Oct. 22 (Bloomberg) -- Bank of America Corp., the lender that moved last year to quell concern that top-performing brokers would defect, recruited a financial adviser from Morgan Stanley who manages about $2.5 billion for clients.
Rebecca Rothstein, who manages money for wealthy investors in Beverly Hills, California, joined Bank of America’s Merrill Lynch unit with her 11-person team on Oct. 19, Matthew Card, a spokesman for the bank, said today in an e-mail. Rothstein was ranked the No. 2 female adviser in the U.S. by Barron’s magazine and worked for Morgan Stanley and Smith Barney since 1999.
Bank of America’s Merrill Lynch advisers and Morgan Stanley’s Smith Barney unit became targets for recruiters after the two banks took over the brokerages. Bank of America’s U.S. Trust unit imposed new employment terms last year, seeking to curb the ability of departing brokers to solicit clients.
Greg Fleming, president of Morgan Stanley’s wealth-management unit, has been seeking to avert defections since the bank finished integrating its brokerage unit with Smith Barney in July, an effort that included developing a technology system for all financial advisers.

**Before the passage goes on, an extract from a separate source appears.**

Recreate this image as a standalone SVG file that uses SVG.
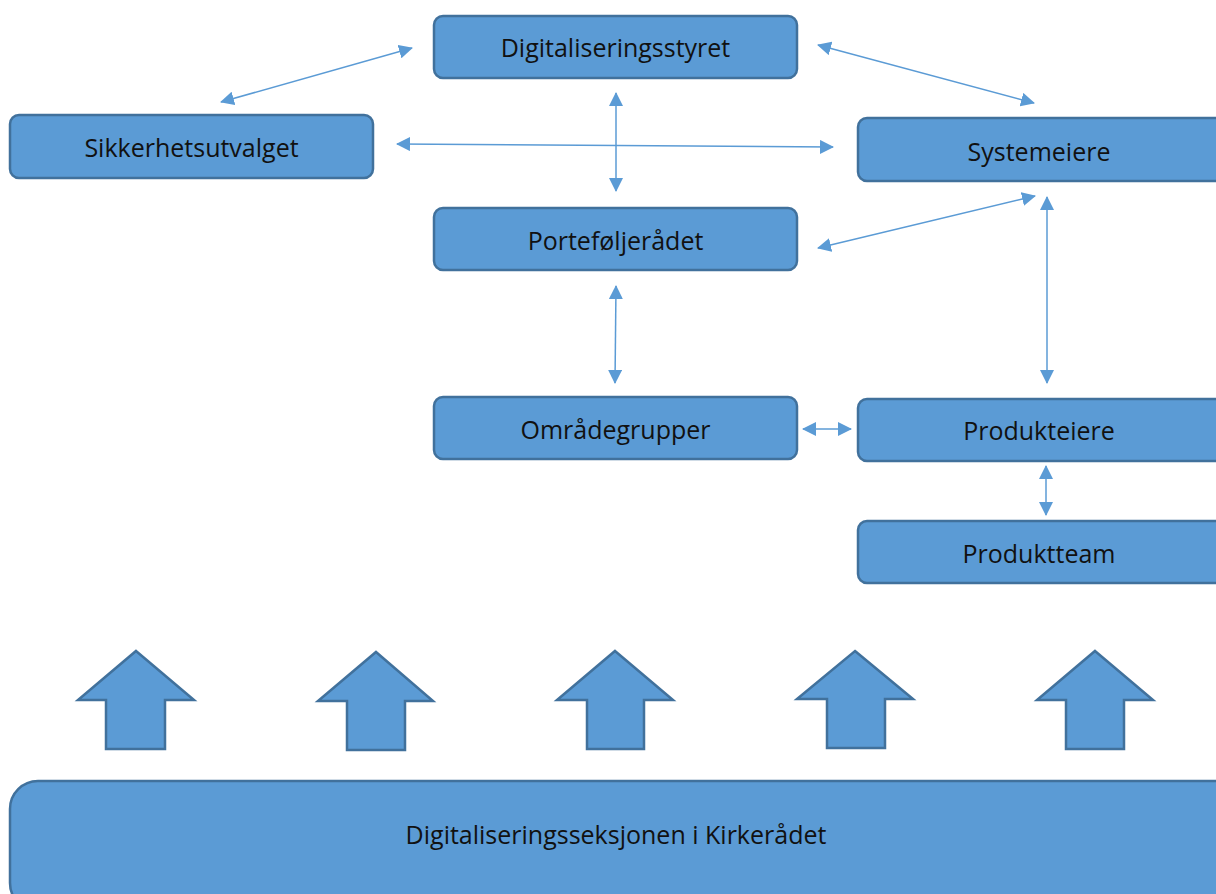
<svg xmlns="http://www.w3.org/2000/svg" width="1216" height="894" viewBox="0 0 1216 894">
<defs>
<style>
.box{fill:#5B9BD5;stroke:#41719C;stroke-width:2.5}
.lbl{font-family:"Open Sans","Liberation Sans",sans-serif;font-size:25px;fill:#111;text-anchor:middle;dominant-baseline:central}
.con{stroke:#5B9BD5;stroke-width:1.5;fill:none;marker-start:url(#ah);marker-end:url(#ah)}
.up{fill:#5B9BD5;stroke:#41719C;stroke-width:2.5;stroke-linejoin:miter}
</style>
<marker id="ah" markerUnits="userSpaceOnUse" markerWidth="14" markerHeight="14" refX="13" refY="7" orient="auto-start-reverse" viewBox="0 0 14 14">
<path d="M0,0 L14,7 L0,14 z" fill="#5B9BD5"/>
</marker>
</defs>
<rect width="1216" height="894" fill="#fff"/>
<g id="connectors">
<line class="con" x1="412" y1="48" x2="221" y2="102"/>
<line class="con" x1="818" y1="45" x2="1034" y2="103"/>
<line class="con" x1="616" y1="93" x2="616" y2="191"/>
<line class="con" x1="397" y1="144" x2="833" y2="147"/>
<line class="con" x1="818" y1="248" x2="1035" y2="196"/>
<line class="con" x1="1047" y1="197" x2="1047" y2="383"/>
<line class="con" x1="616" y1="286" x2="615" y2="383"/>
<line class="con" x1="803" y1="429" x2="851" y2="429"/>
<line class="con" x1="1046" y1="466" x2="1046" y2="515"/>
</g>
<g id="n-digitaliseringsstyret"><rect class="box" x="434" y="16" width="363" height="62" rx="9"/><text class="lbl" x="615.5" y="47">Digitaliseringsstyret</text></g>
<g id="n-sikkerhetsutvalget"><rect class="box" x="10" y="115" width="363" height="63" rx="9"/><text class="lbl" x="191.5" y="147">Sikkerhetsutvalget</text></g>
<g id="n-systemeiere"><rect class="box" x="858" y="118" width="372" height="63" rx="9"/><text class="lbl" x="1039" y="151">Systemeiere</text></g>
<g id="n-portefoljeradet"><rect class="box" x="434" y="208" width="363" height="62" rx="9"/><text class="lbl" x="615.5" y="240">Porteføljerådet</text></g>
<g id="n-omradegrupper"><rect class="box" x="434" y="397" width="363" height="62" rx="9"/><text class="lbl" x="615.5" y="429">Områdegrupper</text></g>
<g id="n-produkteiere"><rect class="box" x="858" y="399" width="372" height="62" rx="9"/><text class="lbl" x="1039" y="430">Produkteiere</text></g>
<g id="n-produktteam"><rect class="box" x="858" y="521" width="372" height="62" rx="9"/><text class="lbl" x="1039" y="553">Produktteam</text></g>
<g id="up-arrows">
<path class="up" d="M136,651 L194,700 L165,700 L165,749 L106,749 L106,700 L78,700 Z"/>
<path class="up" d="M376,652 L433,701 L405,701 L405,750 L347,750 L347,701 L318,701 Z"/>
<path class="up" d="M615,651 L673,700 L644,700 L644,749 L587,749 L587,700 L557,700 Z"/>
<path class="up" d="M855,651 L913,699 L885,699 L885,748 L827,748 L827,699 L797,699 Z"/>
<path class="up" d="M1095,651 L1153,700 L1124,700 L1124,749 L1066,749 L1066,700 L1037,700 Z"/>
</g>
<g id="n-digitaliseringsseksjonen"><rect class="box" x="10" y="781" width="1240" height="130" rx="28"/><text class="lbl" x="616" y="834">Digitaliseringsseksjonen i Kirkerådet</text></g>
</svg>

David Darnell, Bank of America’s co-chief operating officer who oversees Merrill Lynch, told the unit’s employees last year he’ll do anything including “get out of the way” to help them improve results. The brokerage, rescued during the 2008 financial crisis by the Charlotte, North Carolina-based bank’s takeover bid, had been beset by speculation that brokers would leave as their new parent changed Merrill’s culture and pay.
Morgan Stanley had 16,829 financial advisers last month, down from 16,934 at the end of the second quarter.
Christine Jockle, a spokeswoman for New York-based Morgan Stanley, declined to comment. The change was reported earlier by Reuters.